Write the data out again, character for character, with no images.
--- start ---
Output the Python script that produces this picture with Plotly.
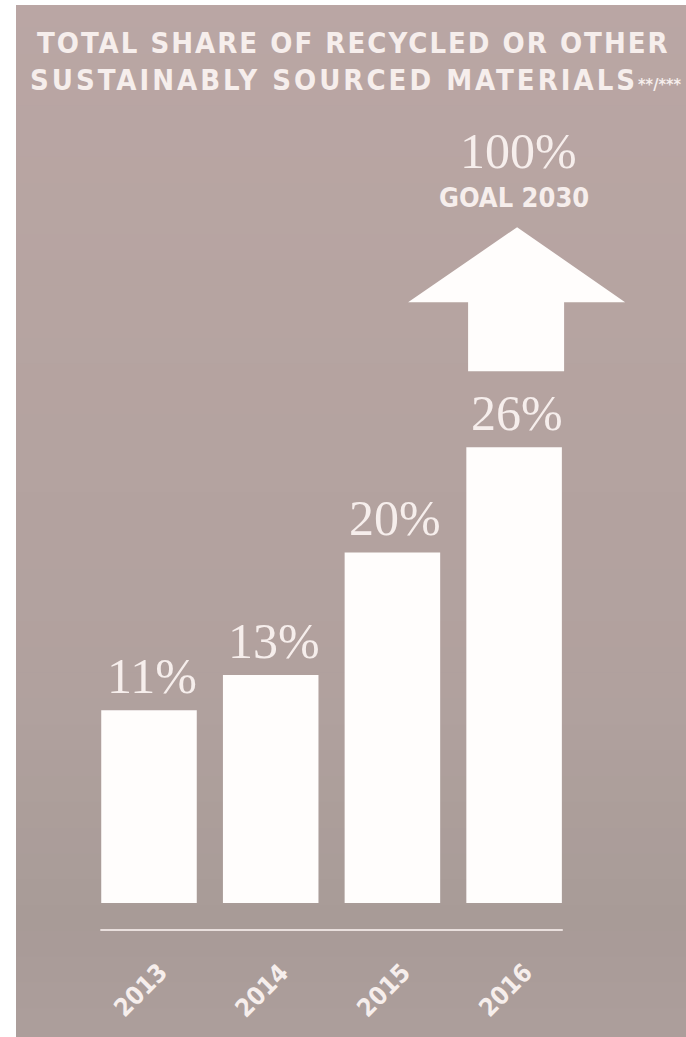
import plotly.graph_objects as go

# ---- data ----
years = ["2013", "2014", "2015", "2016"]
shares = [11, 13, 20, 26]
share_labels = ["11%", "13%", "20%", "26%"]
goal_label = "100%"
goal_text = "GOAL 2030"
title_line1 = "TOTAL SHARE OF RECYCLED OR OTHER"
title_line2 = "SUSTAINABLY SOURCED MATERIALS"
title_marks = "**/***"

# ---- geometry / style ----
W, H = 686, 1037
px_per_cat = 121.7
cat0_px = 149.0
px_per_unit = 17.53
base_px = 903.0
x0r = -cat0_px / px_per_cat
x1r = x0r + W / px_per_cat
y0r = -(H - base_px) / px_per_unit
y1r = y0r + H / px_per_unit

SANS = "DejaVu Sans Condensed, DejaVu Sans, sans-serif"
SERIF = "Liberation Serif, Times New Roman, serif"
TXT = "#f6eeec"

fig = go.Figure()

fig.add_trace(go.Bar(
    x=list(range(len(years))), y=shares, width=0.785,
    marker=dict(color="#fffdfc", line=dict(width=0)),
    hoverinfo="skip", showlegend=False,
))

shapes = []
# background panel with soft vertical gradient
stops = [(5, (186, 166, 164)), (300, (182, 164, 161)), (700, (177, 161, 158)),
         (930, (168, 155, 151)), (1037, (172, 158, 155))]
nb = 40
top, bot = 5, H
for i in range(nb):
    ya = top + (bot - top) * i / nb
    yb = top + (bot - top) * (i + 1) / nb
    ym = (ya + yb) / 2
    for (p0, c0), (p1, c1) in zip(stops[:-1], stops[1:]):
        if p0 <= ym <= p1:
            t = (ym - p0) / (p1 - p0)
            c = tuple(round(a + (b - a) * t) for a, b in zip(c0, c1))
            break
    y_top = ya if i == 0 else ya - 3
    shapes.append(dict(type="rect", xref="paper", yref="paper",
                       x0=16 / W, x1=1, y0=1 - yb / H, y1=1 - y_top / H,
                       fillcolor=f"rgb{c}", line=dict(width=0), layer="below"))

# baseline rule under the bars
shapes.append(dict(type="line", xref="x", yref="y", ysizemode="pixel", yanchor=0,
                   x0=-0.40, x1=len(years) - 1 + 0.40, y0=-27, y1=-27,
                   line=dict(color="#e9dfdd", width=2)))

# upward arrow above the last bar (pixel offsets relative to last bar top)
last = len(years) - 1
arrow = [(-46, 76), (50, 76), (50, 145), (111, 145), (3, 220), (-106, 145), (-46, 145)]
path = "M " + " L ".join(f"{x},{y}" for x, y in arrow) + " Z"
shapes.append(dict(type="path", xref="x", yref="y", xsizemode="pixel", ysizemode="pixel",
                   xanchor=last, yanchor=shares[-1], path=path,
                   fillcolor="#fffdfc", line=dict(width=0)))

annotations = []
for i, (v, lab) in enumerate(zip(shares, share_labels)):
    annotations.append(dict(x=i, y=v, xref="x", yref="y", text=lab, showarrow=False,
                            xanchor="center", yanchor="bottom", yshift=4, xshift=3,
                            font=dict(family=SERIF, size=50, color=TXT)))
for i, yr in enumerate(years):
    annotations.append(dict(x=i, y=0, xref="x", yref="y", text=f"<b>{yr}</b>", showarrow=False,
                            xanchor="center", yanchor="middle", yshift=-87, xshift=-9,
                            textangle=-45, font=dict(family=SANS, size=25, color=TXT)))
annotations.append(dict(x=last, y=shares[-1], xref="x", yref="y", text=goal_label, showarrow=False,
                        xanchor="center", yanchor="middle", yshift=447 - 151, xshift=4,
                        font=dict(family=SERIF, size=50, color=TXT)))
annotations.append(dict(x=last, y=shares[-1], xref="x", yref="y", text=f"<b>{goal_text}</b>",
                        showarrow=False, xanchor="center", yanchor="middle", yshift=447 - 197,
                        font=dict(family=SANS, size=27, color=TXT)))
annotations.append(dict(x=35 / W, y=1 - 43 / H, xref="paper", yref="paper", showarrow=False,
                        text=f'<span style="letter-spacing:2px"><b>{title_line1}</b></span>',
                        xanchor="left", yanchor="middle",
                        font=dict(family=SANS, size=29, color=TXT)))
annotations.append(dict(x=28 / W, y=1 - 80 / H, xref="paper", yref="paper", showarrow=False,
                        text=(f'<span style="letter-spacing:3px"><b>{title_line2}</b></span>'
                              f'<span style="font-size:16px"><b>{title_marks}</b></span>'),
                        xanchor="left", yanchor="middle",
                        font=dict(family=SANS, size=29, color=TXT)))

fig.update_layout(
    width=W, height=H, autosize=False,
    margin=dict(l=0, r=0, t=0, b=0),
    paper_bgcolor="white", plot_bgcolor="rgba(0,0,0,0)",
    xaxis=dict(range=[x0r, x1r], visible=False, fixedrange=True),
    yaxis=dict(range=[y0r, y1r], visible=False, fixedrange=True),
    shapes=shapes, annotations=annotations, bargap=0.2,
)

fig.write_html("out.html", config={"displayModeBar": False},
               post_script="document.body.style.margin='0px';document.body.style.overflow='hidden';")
--- end ---
_Complete answer_
Output the Python script that produces this picture with Plotly.
import plotly.graph_objects as go

# ---- data ----
years = ["2013", "2014", "2015", "2016"]
shares = [11, 13, 20, 26]
share_labels = ["11%", "13%", "20%", "26%"]
goal_label = "100%"
goal_text = "GOAL 2030"
title_line1 = "TOTAL SHARE OF RECYCLED OR OTHER"
title_line2 = "SUSTAINABLY SOURCED MATERIALS"
title_marks = "**/***"

# ---- geometry / style ----
W, H = 686, 1037
px_per_cat = 121.7
cat0_px = 149.0
px_per_unit = 17.53
base_px = 903.0
x0r = -cat0_px / px_per_cat
x1r = x0r + W / px_per_cat
y0r = -(H - base_px) / px_per_unit
y1r = y0r + H / px_per_unit

SANS = "DejaVu Sans Condensed, DejaVu Sans, sans-serif"
SERIF = "Liberation Serif, Times New Roman, serif"
TXT = "#f6eeec"

fig = go.Figure()

fig.add_trace(go.Bar(
    x=list(range(len(years))), y=shares, width=0.785,
    marker=dict(color="#fffdfc", line=dict(width=0)),
    hoverinfo="skip", showlegend=False,
))

shapes = []
# background panel with soft vertical gradient
stops = [(5, (186, 166, 164)), (300, (182, 164, 161)), (700, (177, 161, 158)),
         (930, (168, 155, 151)), (1037, (172, 158, 155))]
nb = 40
top, bot = 5, H
for i in range(nb):
    ya = top + (bot - top) * i / nb
    yb = top + (bot - top) * (i + 1) / nb
    ym = (ya + yb) / 2
    for (p0, c0), (p1, c1) in zip(stops[:-1], stops[1:]):
        if p0 <= ym <= p1:
            t = (ym - p0) / (p1 - p0)
            c = tuple(round(a + (b - a) * t) for a, b in zip(c0, c1))
            break
    y_top = ya if i == 0 else ya - 3
    shapes.append(dict(type="rect", xref="paper", yref="paper",
                       x0=16 / W, x1=1, y0=1 - yb / H, y1=1 - y_top / H,
                       fillcolor=f"rgb{c}", line=dict(width=0), layer="below"))

# baseline rule under the bars
shapes.append(dict(type="line", xref="x", yref="y", ysizemode="pixel", yanchor=0,
                   x0=-0.40, x1=len(years) - 1 + 0.40, y0=-27, y1=-27,
                   line=dict(color="#e9dfdd", width=2)))

# upward arrow above the last bar (pixel offsets relative to last bar top)
last = len(years) - 1
arrow = [(-46, 76), (50, 76), (50, 145), (111, 145), (3, 220), (-106, 145), (-46, 145)]
path = "M " + " L ".join(f"{x},{y}" for x, y in arrow) + " Z"
shapes.append(dict(type="path", xref="x", yref="y", xsizemode="pixel", ysizemode="pixel",
                   xanchor=last, yanchor=shares[-1], path=path,
                   fillcolor="#fffdfc", line=dict(width=0)))

annotations = []
for i, (v, lab) in enumerate(zip(shares, share_labels)):
    annotations.append(dict(x=i, y=v, xref="x", yref="y", text=lab, showarrow=False,
                            xanchor="center", yanchor="bottom", yshift=4, xshift=3,
                            font=dict(family=SERIF, size=50, color=TXT)))
for i, yr in enumerate(years):
    annotations.append(dict(x=i, y=0, xref="x", yref="y", text=f"<b>{yr}</b>", showarrow=False,
                            xanchor="center", yanchor="middle", yshift=-87, xshift=-9,
                            textangle=-45, font=dict(family=SANS, size=25, color=TXT)))
annotations.append(dict(x=last, y=shares[-1], xref="x", yref="y", text=goal_label, showarrow=False,
                        xanchor="center", yanchor="middle", yshift=447 - 151, xshift=4,
                        font=dict(family=SERIF, size=50, color=TXT)))
annotations.append(dict(x=last, y=shares[-1], xref="x", yref="y", text=f"<b>{goal_text}</b>",
                        showarrow=False, xanchor="center", yanchor="middle", yshift=447 - 197,
                        font=dict(family=SANS, size=27, color=TXT)))
annotations.append(dict(x=35 / W, y=1 - 43 / H, xref="paper", yref="paper", showarrow=False,
                        text=f'<span style="letter-spacing:2px"><b>{title_line1}</b></span>',
                        xanchor="left", yanchor="middle",
                        font=dict(family=SANS, size=29, color=TXT)))
annotations.append(dict(x=28 / W, y=1 - 80 / H, xref="paper", yref="paper", showarrow=False,
                        text=(f'<span style="letter-spacing:3px"><b>{title_line2}</b></span>'
                              f'<span style="font-size:16px"><b>{title_marks}</b></span>'),
                        xanchor="left", yanchor="middle",
                        font=dict(family=SANS, size=29, color=TXT)))

fig.update_layout(
    width=W, height=H, autosize=False,
    margin=dict(l=0, r=0, t=0, b=0),
    paper_bgcolor="white", plot_bgcolor="rgba(0,0,0,0)",
    xaxis=dict(range=[x0r, x1r], visible=False, fixedrange=True),
    yaxis=dict(range=[y0r, y1r], visible=False, fixedrange=True),
    shapes=shapes, annotations=annotations, bargap=0.2,
)

fig.write_html("out.html", config={"displayModeBar": False},
               post_script="document.body.style.margin='0px';document.body.style.overflow='hidden';")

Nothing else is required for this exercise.